The Black Keys are speaking out against an industry they say is rigged. Ahead of the release of ‘No Rain, No Flowers’, the band tell Mark Beaumont why they are not backing down

- Mark Beaumont

‘Music makes billionaires – it’s just it doesn’t pay fairly’

On their recent UK tour, The Black Keys found themselves swept up in the champagne supernova. “We were in Manchester for a couple days right before [Oasis’s] first show there,” says the bold and bespectacled drumming half of the Ohio-via-Nashville garage rock duo, Patrick Carney. “Getting to feel a whole country excited and pumped for a rock band reunion... it was kind of insane. It was amazing.”

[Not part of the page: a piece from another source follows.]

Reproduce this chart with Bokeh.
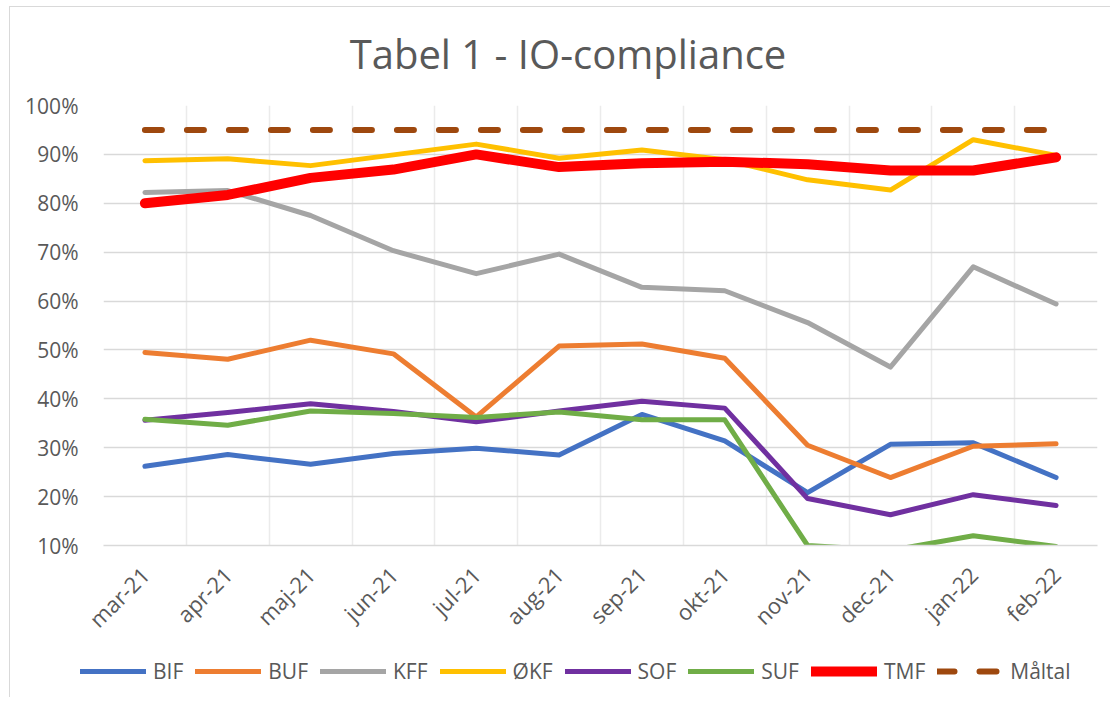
from bokeh.plotting import figure
from bokeh.layouts import column
from bokeh.models import Range1d, FixedTicker, PrintfTickFormatter, Legend, LegendItem
from bokeh.core.properties import value
from bokeh.embed import file_html
from bokeh.resources import INLINE
import math

months = ["mar-21", "apr-21", "maj-21", "jun-21", "jul-21", "aug-21",
          "sep-21", "okt-21", "nov-21", "dec-21", "jan-22", "feb-22"]
BIF = [26.2, 28.6, 26.6, 28.8, 29.9, 28.5, 36.8, 31.4, 20.8, 30.7, 31.0, 23.9]
BUF = [49.5, 48.1, 52.0, 49.2, 36.3, 50.8, 51.2, 48.3, 30.5, 23.9, 30.3, 30.8]
KFF = [82.2, 82.6, 77.5, 70.3, 65.6, 69.6, 62.8, 62.1, 55.6, 46.5, 67.0, 59.4]
OKF = [88.7, 89.1, 87.7, 89.9, 92.1, 89.2, 90.9, 88.9, 84.8, 82.7, 93.0, 89.8]
SOF = [35.6, 37.2, 39.0, 37.4, 35.3, 37.5, 39.5, 38.1, 19.6, 16.3, 20.4, 18.2]
SUF = [35.8, 34.6, 37.5, 37.0, 36.2, 37.3, 35.7, 35.7, 10.0, 9.0, 12.0, 9.8]
TMF = [80.0, 81.7, 85.2, 86.9, 90.0, 87.4, 88.2, 88.5, 88.0, 86.7, 86.7, 89.4]
MALTAL = [95, 95, 95, 95, 95, 95, 95, 95, 95, 95, 95, 95]
y_ticks = [10, 20, 30, 40, 50, 60, 70, 80, 90, 100]
title_text = "Tabel 1 - IO-compliance"

series_names = ["BIF", "BUF", "KFF", "ØKF", "SOF", "SUF", "TMF", "Måltal"]
series_values = [BIF, BUF, KFF, OKF, SOF, SUF, TMF, MALTAL]
colors = ["#4472C4", "#ED7D31", "#A5A5A5", "#FFC000", "#7030A0", "#70AD47", "#FF0000", "#9E480E"]
widths = [5, 5, 5, 5, 5, 5, 10, 6]
dashes = ["solid"] * 7 + ["17 25"]

TXT = "#595959"
FONT = "Open Sans"
W = 1100


def bare(fig):
    fig.outline_line_color = None
    fig.background_fill_color = "white"
    fig.border_fill_color = "white"
    try:
        fig.frame_align = False
    except Exception:
        pass


# ---- title strip ----
t = figure(width=W, height=78, output_backend="svg", toolbar_location=None, title=None,
           x_range=Range1d(0, W), y_range=Range1d(0, 78), min_border=0,
           x_axis_location=None, y_axis_location=None)
bare(t)
t.grid.visible = False
t.text(x=[557.5], y=[32], text=[title_text], text_align="center", text_baseline="middle",
       text_font=value(FONT), text_font_size="40px", text_color=TXT)

# ---- main chart ----
n = len(months)
xs = [i + 0.5 for i in range(n)]

p = figure(width=W, height=562, output_backend="svg", toolbar_location=None, title=None,
           x_range=Range1d(0, n), y_range=Range1d(10, 100),
           min_border_left=93, min_border_right=13, min_border_top=20, min_border_bottom=102)
bare(p)

p.yaxis.ticker = FixedTicker(ticks=y_ticks)
p.yaxis.formatter = PrintfTickFormatter(format="%d%%")
p.yaxis.axis_line_color = None
p.yaxis.major_tick_line_color = None
p.yaxis.minor_tick_line_color = None
p.yaxis.major_label_text_font = FONT
p.yaxis.major_label_text_font_size = "21px"
p.yaxis.major_label_text_color = TXT
p.yaxis.major_label_standoff = 19
p.ygrid.ticker = FixedTicker(ticks=y_ticks)
p.ygrid.grid_line_color = "#d9d9d9"
p.ygrid.grid_line_width = 1.5

p.xaxis.ticker = FixedTicker(ticks=xs)
p.xaxis.major_label_overrides = {x: m for x, m in zip(xs, months)}
p.xaxis.major_label_orientation = math.pi / 4
p.xaxis.axis_line_color = "#d9d9d9"
p.xaxis.axis_line_width = 1.5
p.xaxis.major_tick_line_color = None
p.xaxis.minor_tick_line_color = None
p.xaxis.major_label_text_font = FONT
p.xaxis.major_label_text_font_size = "22px"
p.xaxis.major_label_text_color = TXT
p.xaxis.major_label_standoff = 19
p.xgrid.ticker = FixedTicker(ticks=list(range(n + 1)))
p.xgrid.grid_line_color = "#ebebeb"
p.xgrid.grid_line_width = 1.5

for name, vals, c, w, d in zip(series_names, series_values, colors, widths, dashes):
    p.line(xs, vals, line_color=c, line_width=w, line_dash=d,
           line_cap="round", line_join="round")

# ---- legend strip ----
q = figure(width=W, height=50, output_backend="svg", toolbar_location=None, title=None,
           x_range=Range1d(0, W), y_range=Range1d(0, 50), min_border=0,
           x_axis_location=None, y_axis_location=None)
bare(q)
q.grid.visible = False
items = []
for name, c, w, d in zip(series_names, colors, widths, dashes):
    r = q.line(x=[math.nan], y=[math.nan], line_color=c, line_width=w, line_dash=d,
               line_cap="round", line_join="round")
    items.append(LegendItem(label=name, renderers=[r]))
legend = Legend(items=items, orientation="horizontal", location=(70, 12),
                glyph_width=66, glyph_height=20, label_standoff=7, spacing=12,
                padding=0, margin=0, border_line_color=None, background_fill_alpha=0,
                label_text_font=FONT, label_text_font_size="21px", label_text_color=TXT)
q.add_layout(legend, "center")

layout = column(t, p, q, spacing=0)
layout.styles = {"border-left": "1px solid #d9d9d9", "border-top": "1px solid #d9d9d9",
                 "margin-left": "9px", "margin-top": "6px"}

open("out.html", "w").write(file_html(layout, INLINE))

“We’ve never really seen anything like it,” chuckles his quieter, more reticent singer-guitarist bandmate Dan Auerbach. But beneath the congratulatory awe, a certain injustice seethes. Recently, Carney missed a local show by his friends Mumford & Sons because news of the gig hadn’t cut through the internet’s blanket big-gig coverage to reach him. “It’s just Oasis,” he says, ensconced today in a sweltering South Carolina. “Everybody in the world knows Oasis was playing Wembley this weekend, but that just takes up so much bandwidth - and rightfully so - on your algorithm.” He considers the plight of the many less-supersonic acts fighting for feed space. “It’s a weird time, man. How are you supposed to get the word out?”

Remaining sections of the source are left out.